Fred viveu mais tempo e com qualidade de vida, provando que o cuidado pode se expandir para além da espécie e até inspirar outros seres humanos.


Entre avanços e resistências: o futuro da cannabis veterinária


Apesar dos avanços científicos, Karla reconhece que as barreiras culturais e regulatórias ainda limitam o uso da cannabis veterinária em muitos países. “Precisamos tirar a cannabis do nicho do alternativo e trazê-la para o campo científico. Isso começa com o ensino na graduação e com pesquisa de qualidade”, afirma.

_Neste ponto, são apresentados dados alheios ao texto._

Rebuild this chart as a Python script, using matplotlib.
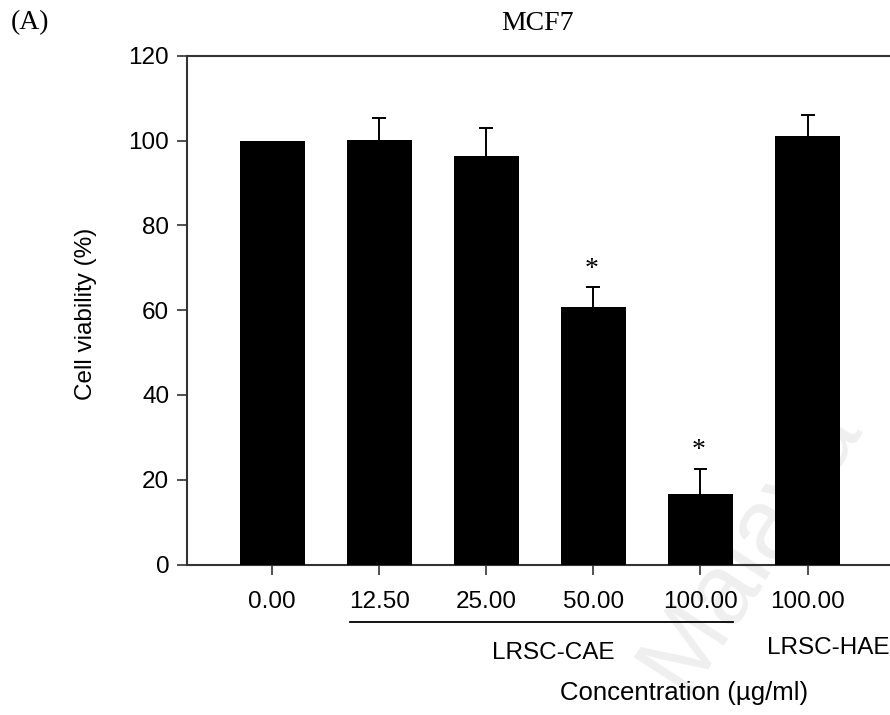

Ela conta que o preconceito ainda se manifesta de forma dolorosa. “Recebi mensagens de colegas dizendo que eu ‘iria para o inferno’ por divulgar o potencial da planta. Isso mostra o quanto o estigma ainda é forte”, diz.


Mesmo assim, a pesquisadora mantém a esperança.“Os fitocanabinoides são uma fronteira terapêutica cheia de possibilidades. E se a ciência tem o poder de aliviar a dor, é nela que quero continuar apostando,  pelos animais e por tudo o que eles representam”, finaliza.